Many young freedom fighters languishing in the prisons of “New South Africa” must be released. They were not the cause of the conflict. The cause of the conflict was colonialism and racism called apartheid in South Africa. In their struggle for the liberation of their country, there guided by following principles derived from international law which applied to their struggle such as:

The Declaration on the Granting of Independence to Colonial Countries of December 1960 United Nations General Assembly Resolution 1514, especially paragraph 2.

And Article 1 of this United Nations Resolution which reads: “The subjection of a people to a life of domination, subjugation and exploitation constitutes a denial of fundamental human rights, contrary to the Charter of the United Nations, is an impediment to the promotion of world peace and co-operation.”


The “New South Africa” has played a double standard over members of APLA and others that it has imprisoned for fighting against apartheid. The late President Nelson Mandela called for release of political prisoners in Zambia and in Indonesia. He appealed to Zambian President Frederick Chiluba to pardon former President Kenneth Kaunda. He persuaded Indonesia’s President Suharto to release rebel leader Xanana Gusman. He requested Zimbabwe President Robert Mugabe to set free three agents of the ‘dirty tricks’ of the South African apartheid regime.
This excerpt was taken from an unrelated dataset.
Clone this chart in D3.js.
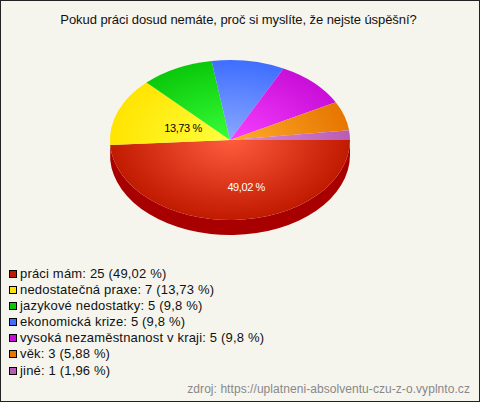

The “New South African” government took a great deal of interest in crimes against humanity in Yugoslavia, Burundi, Rwanda, Bosnia etc. The ANC government sent judges such as Judge Richard Goldstone to take part in tribunals in these countries.

Charity begins at home. Former freedom fighters that are languishing in the prisons of the “rainbow nation,” must be released forth. Their “crimes” are certainly far less than the apartheid crime which the United Nations declared a crime against humanity.

*Motsoko Pheko (Dr) is a former representative of the victims of apartheid at the United Nations in New York and at the UN Commission and Human Rights in Geneva well as a former Member of the South African Parliament. He is the author of several books on history, politics, law and theology.